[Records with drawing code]
* * * *
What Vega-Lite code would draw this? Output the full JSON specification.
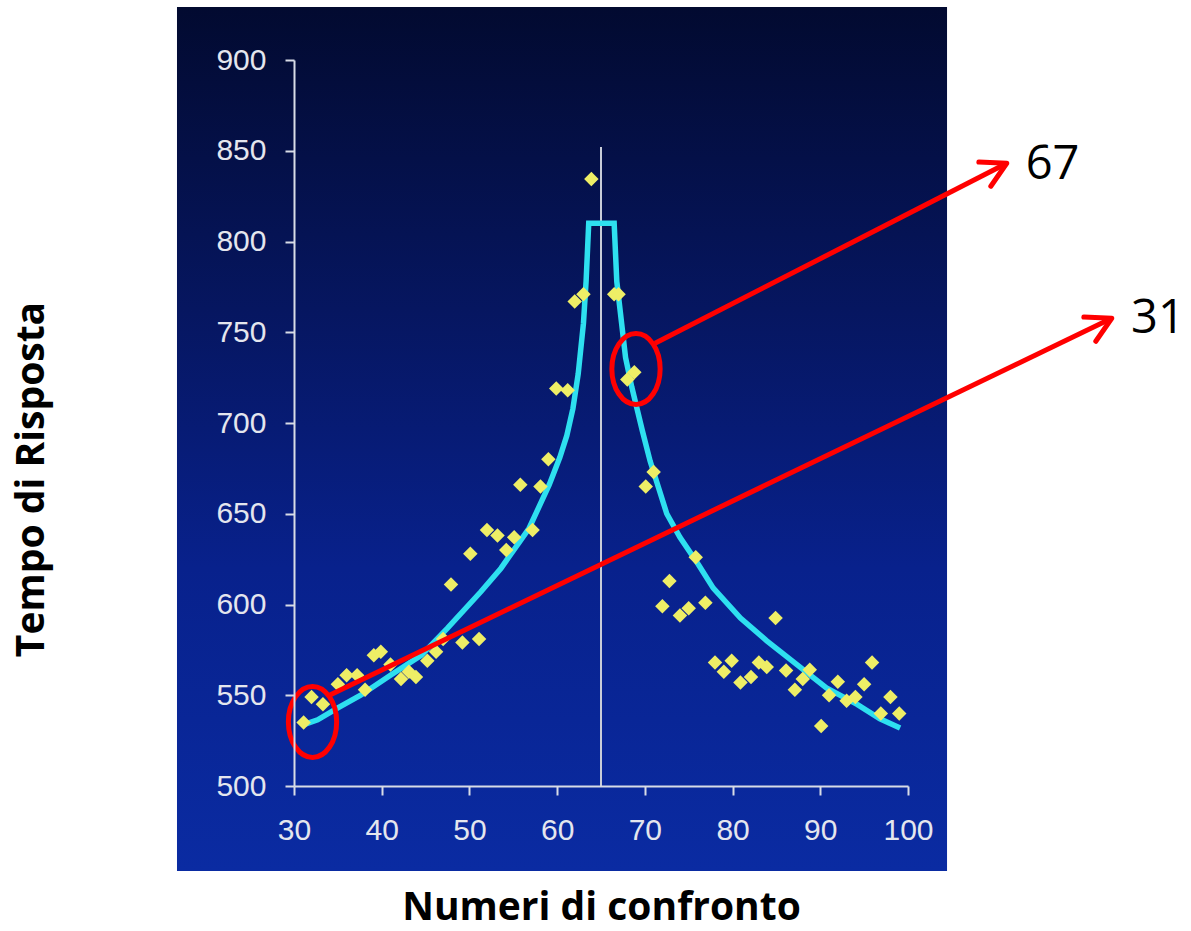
{
  "$schema": "https://vega.github.io/schema/vega-lite/v6.json",
  "autosize": {"type": "none"},
  "padding": {"left": 294, "top": 60, "right": 283, "bottom": 145},
  "width": 614,
  "height": 726,
  "background": "#ffffff",
  "config": {"view": {"stroke": null}},
  "datasets": {
    "panel": [{"x": 16.66, "x2": 104.45, "y": 453.2, "y2": 929.2}],
    "divider": [{"x": 65, "y": 500, "y2": 852}],
    "curve": [
      {"x": 31.2, "y": 534}, {"x": 32.7, "y": 536.5}, {"x": 35.0, "y": 543}, {"x": 37.6, "y": 550},
      {"x": 41.0, "y": 561}, {"x": 44.5, "y": 572}, {"x": 47.5, "y": 587}, {"x": 51.3, "y": 607},
      {"x": 53.6, "y": 620}, {"x": 56.8, "y": 642}, {"x": 59.1, "y": 666}, {"x": 60.3, "y": 681},
      {"x": 61.1, "y": 693}, {"x": 61.8, "y": 708}, {"x": 62.4, "y": 727}, {"x": 63.0, "y": 755},
      {"x": 63.3, "y": 778}, {"x": 63.6, "y": 810}, {"x": 66.5, "y": 810}, {"x": 66.8, "y": 778},
      {"x": 67.8, "y": 736}, {"x": 68.5, "y": 720}, {"x": 69.7, "y": 696}, {"x": 70.6, "y": 679},
      {"x": 72.5, "y": 650}, {"x": 74.0, "y": 637}, {"x": 76.1, "y": 622}, {"x": 77.8, "y": 609},
      {"x": 80.9, "y": 592.5}, {"x": 83.9, "y": 580}, {"x": 87.3, "y": 567}, {"x": 90.7, "y": 554},
      {"x": 94.2, "y": 545}, {"x": 96.8, "y": 537}, {"x": 99.1, "y": 532}
    ],
    "trials": [
      {"x": 31.1, "y": 535}, {"x": 32.0, "y": 549}, {"x": 33.3, "y": 545}, {"x": 35.0, "y": 556},
      {"x": 36.0, "y": 561}, {"x": 37.2, "y": 561}, {"x": 38.1, "y": 553}, {"x": 39.1, "y": 572},
      {"x": 39.9, "y": 574}, {"x": 41.0, "y": 567}, {"x": 42.2, "y": 559}, {"x": 43.1, "y": 563},
      {"x": 43.9, "y": 560}, {"x": 45.2, "y": 569}, {"x": 46.2, "y": 574}, {"x": 47.0, "y": 581},
      {"x": 47.9, "y": 611}, {"x": 49.2, "y": 579}, {"x": 50.1, "y": 628}, {"x": 51.1, "y": 581},
      {"x": 52.0, "y": 641}, {"x": 53.2, "y": 638}, {"x": 54.2, "y": 630}, {"x": 55.1, "y": 637},
      {"x": 55.8, "y": 666}, {"x": 57.2, "y": 641}, {"x": 58.1, "y": 665}, {"x": 59.0, "y": 680},
      {"x": 59.9, "y": 719}, {"x": 61.2, "y": 718}, {"x": 62.0, "y": 767}, {"x": 63.0, "y": 771},
      {"x": 63.9, "y": 834.5}, {"x": 66.5, "y": 771}, {"x": 67.0, "y": 771}, {"x": 68.0, "y": 724},
      {"x": 68.8, "y": 728}, {"x": 70.1, "y": 665}, {"x": 71.0, "y": 673}, {"x": 72.0, "y": 599},
      {"x": 72.8, "y": 613}, {"x": 74.0, "y": 594}, {"x": 75.0, "y": 598}, {"x": 75.8, "y": 626},
      {"x": 76.9, "y": 601}, {"x": 78.0, "y": 568}, {"x": 79.0, "y": 563}, {"x": 79.9, "y": 569},
      {"x": 80.9, "y": 557}, {"x": 82.1, "y": 560}, {"x": 83.0, "y": 568}, {"x": 83.9, "y": 565.5},
      {"x": 84.9, "y": 592.5}, {"x": 86.1, "y": 563.6}, {"x": 87.1, "y": 553}, {"x": 88.0, "y": 559},
      {"x": 88.8, "y": 564}, {"x": 90.1, "y": 533}, {"x": 91.0, "y": 550}, {"x": 92.0, "y": 557.5},
      {"x": 93.0, "y": 547}, {"x": 94.0, "y": 549}, {"x": 95.0, "y": 556}, {"x": 95.9, "y": 568},
      {"x": 96.9, "y": 540}, {"x": 98.0, "y": 549}, {"x": 99.0, "y": 540}
    ],
    "circles": [{"x": 32.11, "y": 535.3}, {"x": 68.99, "y": 729.8}],
    "arrows": [
      {"x": 71.16, "y": 743.9, "x2": 111.26, "y2": 843.1},
      {"x": 34.10, "y": 550.1, "x2": 123.23, "y2": 757.7}
    ],
    "heads": [{"x": 111.26, "y": 843.1}, {"x": 123.23, "y": 757.7}],
    "labels": [{"x": 116.48, "y": 842.4, "label": "67"}, {"x": 128.5, "y": 757.3, "label": "31"}]
  },
  "encoding": {
    "x": {
      "field": "x", "type": "quantitative",
      "scale": {"domain": [30, 100], "nice": false, "zero": false},
      "axis": {
        "values": [30, 40, 50, 60, 70, 80, 90, 100],
        "title": "Numeri di confronto",
        "titleFont": "Open Sans", "titleFontWeight": "bold", "titleFontSize": 39, "titleColor": "#000000",
        "titleY": 133, "titleBaseline": "alphabetic",
        "labelFont": "Liberation Sans", "labelFontSize": 30, "labelFlush": false, "labelOverlap": false,
        "labelColor": "#e4e6ee", "labelPadding": 20, "labelAngle": 0,
        "domainColor": "#d8dce6", "domainWidth": 2, "tickColor": "#d8dce6", "tickWidth": 2, "tickSize": 9,
        "grid": false, "zindex": 1
      }
    },
    "y": {
      "field": "y", "type": "quantitative",
      "scale": {"domain": [500, 900], "nice": false, "zero": false},
      "axis": {
        "values": [500, 550, 600, 650, 700, 750, 800, 850, 900],
        "title": "Tempo di Risposta",
        "titleFont": "Open Sans", "titleFontWeight": "bold", "titleFontSize": 39, "titleColor": "#000000",
        "titleX": -263, "titleY": 419, "titleBaseline": "middle", "titleAngle": -90,
        "labelFont": "Liberation Sans", "labelFontSize": 30, "labelFlush": false, "labelOverlap": false,
        "labelColor": "#e4e6ee", "labelPadding": 19,
        "domainColor": "#d8dce6", "domainWidth": 2, "tickColor": "#d8dce6", "tickWidth": 2, "tickSize": 9,
        "grid": false, "zindex": 1
      }
    }
  },
  "layer": [
    {
      "data": {"name": "panel"},
      "mark": {"type": "rect", "fill": {"gradient": "linear", "x1": 0, "y1": 0, "x2": 0, "y2": 1,
        "stops": [
          {"offset": 0, "color": "#020a30"},
          {"offset": 0.35, "color": "#061660"},
          {"offset": 0.65, "color": "#08218c"},
          {"offset": 1, "color": "#0a2ba2"}
        ]}},
      "encoding": {"x2": {"field": "x2"}, "y2": {"field": "y2"}}
    },
    {
      "data": {"name": "divider"},
      "mark": {"type": "rule", "color": "#c8ccd8", "strokeWidth": 2},
      "encoding": {"y2": {"field": "y2"}}
    },
    {
      "data": {"name": "curve"},
      "mark": {"type": "line", "color": "#2ee0f0", "strokeWidth": 5.5},
      "encoding": {}
    },
    {
      "data": {"name": "trials"},
      "mark": {"type": "point", "shape": "diamond", "filled": true, "color": "#eeee66", "size": 210, "opacity": 1},
      "encoding": {}
    },
    {
      "data": {"name": "circles"},
      "mark": {"type": "point", "filled": false, "stroke": "#ff0000", "strokeWidth": 5, "opacity": 1, "size": 5041,
        "shape": "M0,-1C0.374,-1,0.68,-0.552,0.68,0C0.68,0.552,0.374,1,0,1C-0.374,1,-0.68,0.552,-0.68,0C-0.68,-0.552,-0.374,-1,0,-1Z"},
      "encoding": {}
    },
    {
      "data": {"name": "arrows"},
      "mark": {"type": "rule", "color": "#ff0000", "strokeWidth": 5},
      "encoding": {"x2": {"field": "x2"}, "y2": {"field": "y2"}}
    },
    {
      "data": {"name": "heads"},
      "mark": {"type": "point", "filled": false, "stroke": "#ff0000", "strokeWidth": 5, "opacity": 1, "size": 2401,
        "strokeCap": "round", "strokeJoin": "round", "angle": -26.4,
        "shape": "M-1,-0.55L0,0L-1,0.55"},
      "encoding": {}
    },
    {
      "data": {"name": "labels"},
      "mark": {"type": "text", "font": "Open Sans", "fontSize": 47, "color": "#000000", "align": "center", "baseline": "middle"},
      "encoding": {"text": {"field": "label"}}
    }
  ]
}
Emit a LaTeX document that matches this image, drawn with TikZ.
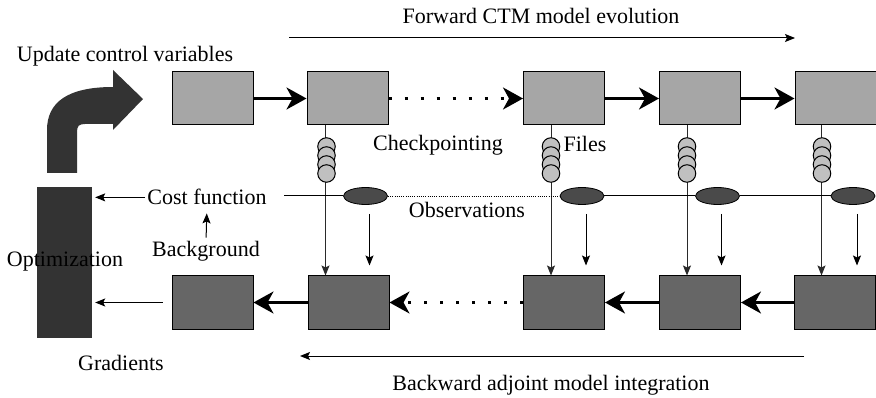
\documentclass[tikz,border=0pt]{standalone}
\usepackage{fontspec}
\setmainfont{Liberation Serif}
\usetikzlibrary{arrows.meta,shapes.geometric}
\definecolor{topfill}{HTML}{A6A6A6}
\definecolor{botfill}{HTML}{666666}
\definecolor{ellfill}{HTML}{4A4A4A}
\definecolor{optfill}{HTML}{333333}
\definecolor{filefill}{HTML}{C0C0C0}
\definecolor{linegray}{HTML}{2A2A2A}
\begin{document}
\begin{tikzpicture}[x=1pt,y=-1pt,
  lbl/.style={font=\fontsize{22}{24}\selectfont, inner sep=0pt, anchor=base},
  boxbase/.style={draw=black, line width=1pt, minimum width=81pt, minimum height=53pt, inner sep=0pt},
  topbox/.style={boxbase, fill=topfill},
  botbox/.style={boxbase, fill=botfill},
  bigarrow/.style={line width=2.6pt, -{Stealth[length=20pt,width=22pt,inset=6pt]}},
  dotarrow/.style={bigarrow, dash pattern=on 3pt off 13pt},
  thinarrow/.style={line width=1pt, -{Stealth[length=10pt,width=8pt,inset=2pt]}},
  colline/.style={draw=linegray, line width=1pt, -{Stealth[length=10pt,width=8pt,inset=2pt]}},
  filenode/.style={circle, draw=black, line width=1pt, fill=filefill, minimum size=17.5pt, inner sep=0pt},
  obsnode/.style={ellipse, draw=black, line width=0.8pt, fill=ellfill, minimum width=44pt, minimum height=17pt, inner sep=0pt},
  obsline/.style={draw=black, line width=1pt}
]
\useasboundingbox (0,0) rectangle (876,398);

% bent arrow and optimization block
\fill[optfill] (47,173) -- (47,130) .. controls (47,102) and (68,87) .. (113,87)
  -- (113,70) -- (143,99) -- (113,130) -- (113,124) -- (85,124)
  .. controls (79,124) and (77,126) .. (77,132) -- (77,173) -- cycle;
\node[fill=optfill, minimum width=55pt, minimum height=151pt, inner sep=0pt] (opt) at (64.5,262.5) {};

% top boxes
\node[topbox] (t1) at (212.5,98.5) {};
\node[topbox] (t2) at (347.5,98.5) {};
\node[topbox] (t3) at (564,98.5) {};
\node[topbox] (t4) at (700,98.5) {};
\node[topbox] (t5) at (835.5,98.5) {};
% bottom boxes
\node[botbox] (b1) at (212.5,302.5) {};
\node[botbox] (b2) at (348.5,302.5) {};
\node[botbox] (b3) at (564,302.5) {};
\node[botbox] (b4) at (700,302.5) {};
\node[botbox] (b5) at (835,302.5) {};

% forward / backward chains
\draw[bigarrow] (t1.east) -- (t2.west);
\draw[dotarrow] (t2.east) -- (t3.west);
\draw[bigarrow] (t3.east) -- (t4.west);
\draw[bigarrow] (t4.east) -- (t5.west);
\draw[bigarrow] (b2.west) -- (b1.east);
\draw[dotarrow] (b3.west) -- (b2.east);
\draw[bigarrow] (b4.west) -- (b3.east);
\draw[bigarrow] (b5.west) -- (b4.east);

% checkpoint columns
\draw[colline] ([xshift=19pt]t2.south west) -- ([xshift=19pt]t2.south west |- b2.north);
\draw[colline] ([xshift=28pt]t3.south west) -- ([xshift=28pt]t3.south west |- b3.north);
\draw[colline] ([xshift=28pt]t4.south west) -- ([xshift=28pt]t4.south west |- b4.north);
\draw[colline] ([xshift=27pt]t5.south west) -- ([xshift=27pt]t5.south west |- b5.north);
\foreach \n/\cx in {2/326.5,3/551,4/687,5/822}{
  \node[filenode] (f\n a) at (\cx,146.5) {};
  \node[filenode] (f\n b) at (\cx,155.5) {};
  \node[filenode] (f\n c) at (\cx,164.5) {};
  \node[filenode] (f\n d) at (\cx,173.5) {};
}

% observations
\node[obsnode] (e1) at (365.5,196) {};
\node[obsnode] (e2) at (582,196) {};
\node[obsnode] (e3) at (717.5,196) {};
\node[obsnode] (e4) at (853,196) {};
\coordinate (obsstart) at (284,196);
\draw[obsline] (obsstart) -- (e1.west);
\draw[obsline, line width=0.8pt, dash pattern=on 1pt off 1.2pt] (e1.east) -- (e2.west);
\draw[obsline] (e2.east) -- (e3.west);
\draw[obsline] (e3.east) -- (e4.west);
\foreach \e/\b in {e1/b2,e2/b3,e3/b4,e4/b5}{
  \draw[thinarrow, shorten <=9pt, shorten >=10pt] ([xshift=4pt]\e.south) -- ([xshift=4pt]\e.south |- \b.north);
}

% labels
\node[lbl] (fwd) at (541,23.5) {Forward CTM model evolution};
\node[lbl] (ucv) at (125,62) {Update control variables};
\node[lbl] (chk) at (438,151) {Checkpointing};
\node[lbl] (files) at (585,152) {Files};
\node[lbl] (cf) at (207,205) {Cost function};
\node[lbl] (obs) at (467,218) {Observations};
\node[lbl] (bg) at (206,257) {Background};
\node[lbl] (optl) at (65,267) {Optimization};
\node[lbl] (grad) at (121,370) {Gradients};
\node[lbl] (bwd) at (551,390) {Backward adjoint model integration};

% long evolution arrows
\coordinate (fa) at (289,38);
\coordinate (fb) at (795,38);
\draw[thinarrow] (fa) -- (fb);
\coordinate (ba) at (804,356);
\coordinate (bb) at (300,356);
\draw[thinarrow] (ba) -- (bb);

% cost / background / gradients arrows
\draw[thinarrow, shorten <=2pt, shorten >=3pt] (cf.west) -- (cf.west -| opt.east);
\draw[thinarrow, shorten <=4pt, shorten >=8pt] (bg.north) -- (cf.south);
\draw[thinarrow, shorten <=9pt, shorten >=3pt] (b1.west) -- (b1.west -| opt.east);
\end{tikzpicture}
\end{document}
* * * *
• Your task:
All lines above with "this" in them should be returned.

• Task response:
What Vega-Lite code would draw this? Output the full JSON specification.
Emit a LaTeX document that matches this image, drawn with TikZ.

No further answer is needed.